Burns would occur in four or more separate areas at different times and be repeated every five to 10 years, the Forest Service stated.


"Prior to the 20th century, many parts of the Linville Gorge likely burned every five to 10 years from lightning-caused fires," the scoping letter said. "Decades of fire suppression have altered the historic fire regime and resulted in a decline in native fire-adapted and fire-dependent communities, including pine-oak woodlands, oak forest communities and two federally listed plant species."


Buildup of dense live and dead vegetation can increase wildfire intensity, endangering firefighter safety, public safety and private property, the Forest Service said. The Nature Conservancy, the Western North Carolina Alliance and Wild South support the plan.


But opponents of the plan question the effectiveness of controlled burns in removing fire load and undergrowth.


A website called "Save the Linville Gorge Wilderness" -- at http://www.savelgw.org -- points to the Forest Service's burn of nearby Dobson Knob in March 2011. Displaying a photo from the knob said to be taken in August 2012, the website said much of the burn area was full of scorched and dead trees and debris on the ground, "more fire ready than ever."


In addition, the removal of canopy and ground cover that help hold moisture caused the area to be drier, the website said. A contributor to the website did not respond to a message seeking comment as of presstime.


Stevin Westcott, press officer for the U.S. Forest Service, said he had seen the photo on the "Save the Linville Gorge" website and believed it was taken in an area burned by wildfire, not prescribed fire.

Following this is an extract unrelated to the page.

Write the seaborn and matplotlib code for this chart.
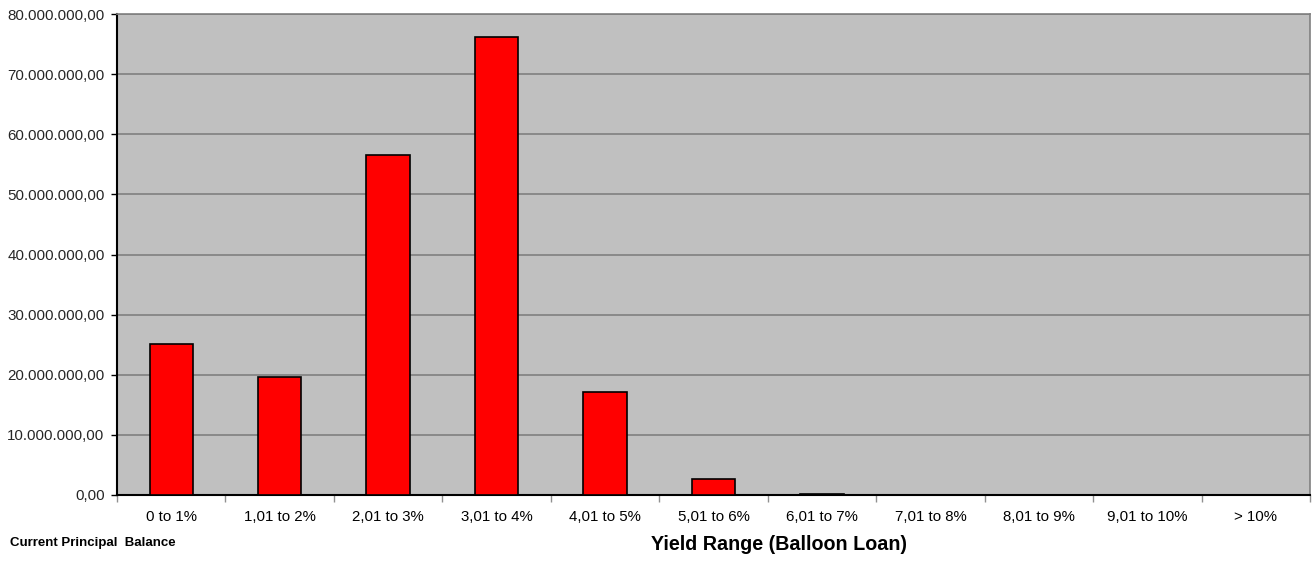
import matplotlib
matplotlib.use("Agg")
import matplotlib.pyplot as plt
import matplotlib.ticker as mticker
import seaborn as sns
import pandas as pd

# Yield buckets and current principal balance per bucket
categories = ["0 to 1%", "1,01 to 2%", "2,01 to 3%", "3,01 to 4%", "4,01 to 5%",
              "5,01 to 6%", "6,01 to 7%", "7,01 to 8%", "8,01 to 9%",
              "9,01 to 10%", "> 10%"]
balances = [25_100_000, 19_700_000, 56_500_000, 76_250_000, 17_200_000,
            2_650_000, 150_000, 50_000, 0, 0, 0]
y_ticks = [0, 10_000_000, 20_000_000, 30_000_000, 40_000_000,
           50_000_000, 60_000_000, 70_000_000, 80_000_000]

df = pd.DataFrame({"range": categories, "balance": balances})

sns.set_theme(style="white")
plt.rcParams["font.family"] = ["Liberation Sans", "DejaVu Sans"]

W, H = 1313, 561
fig = plt.figure(figsize=(W / 100, H / 100), dpi=100)
ax = fig.add_axes([117 / W, 1 - 495 / H, (1310 - 117) / W, (495 - 14) / H])
ax.set_facecolor("#C0C0C0")

sns.barplot(data=df, x="range", y="balance", order=categories, color="#FF0000",
            saturation=1, width=0.4, edgecolor="black", linewidth=1.2, ax=ax,
            zorder=3)

ax.set_xlim(-0.5, len(categories) - 0.5)
ax.set_ylim(0, 80_000_000)
ax.set_yticks(y_ticks)


def fmt(v, _pos):
    s = f"{v:,.2f}"
    return s.replace(",", "X").replace(".", ",").replace("X", ".")


ax.yaxis.set_major_formatter(mticker.FuncFormatter(fmt))
ax.yaxis.grid(True, color="#808080", linewidth=1.2, zorder=0)
ax.xaxis.grid(False)
ax.set_axisbelow(True)

# category boundaries carry the x tick marks, labels sit at centres
ax.set_xticks([i for i in range(len(categories))])
ax.set_xticklabels(categories)
ax.tick_params(axis="x", which="major", length=0, pad=11, labelsize=10.8,
               colors="black")
ax.set_xticks([i - 0.5 for i in range(len(categories) + 1)], minor=True)
ax.tick_params(axis="x", which="minor", length=5, width=1, color="#909090",
               direction="out", bottom=True)
ax.tick_params(axis="y", length=4, width=1, color="black", direction="out",
               pad=5, labelsize=10.9, left=True)

for side in ["left", "bottom"]:
    ax.spines[side].set_color("black")
    ax.spines[side].set_linewidth(1.5)
for side in ["top", "right"]:
    ax.spines[side].set_visible(True)
    ax.spines[side].set_color("#808080")
    ax.spines[side].set_linewidth(1.2)

ax.set_xlabel("")
ax.set_ylabel("")

fig.text(10 / W, 1 - 543 / H, "Current Principal  Balance", fontsize=9.5,
         fontweight="bold", ha="left", va="center", color="black")
fig.text(779 / W, 1 - 545 / H, "Yield Range (Balloon Loan)", fontsize=14.2,
         fontweight="bold", ha="center", va="center", color="black")

fig.savefig("out.png", dpi=100, facecolor="white")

In photos taken in June 2012 provided in the U.S. Forest Service briefing paper, trees in Dobson Knob appear unharmed while the forest floor appears clear of debris, other than large logs, seedlings and a thin layer of leaf litter.


A petition on the website change.org, signed by 92 people as of Tuesday, calls on citizens to comment on the proposal in an effort to "stop (the) U.S. Forest Service proposal to burn the Linville Gorge Wilderness."


Prescribed fires do not always go as planned. Last month, Pilot Mountain State Park in Surry and Yadkin counties was subject to a 675-acre wildfire when an 180-acre prescribed burn jumped across containment lines into steep terrain. And in June, a controlled burn planned for 1,500 acres in Craven County's Croatan National Forest escaped and burned more than 21,000 acres.


A few commenters on the petition site were skeptical of the forest service's ability to maintain control of burns in the Linville Gorge, known for its rugged, steep terrain.


Westcott said only around 1 percent of controlled burns escape containment lines, however.


"Instances of fire escaping from controlled burns are rare," he said.


Westcott said the Forest Service has a plan in place to protect the residential community of Gingercake Acres, which is located close to Linville Gorge.


Opponents' other argument against the Linville Gorge burn plan is that interfering with the forest belies the area's designation as a wilderness and instead makes the gorge a "managed forest."


But Josh Kelly of WNC Alliance that fire is a natural process that should return to the Linville Gorge Wilderness.


"The biggest change to the wilderness in the past 50 years has been the control of lightning-ignited fires," he said.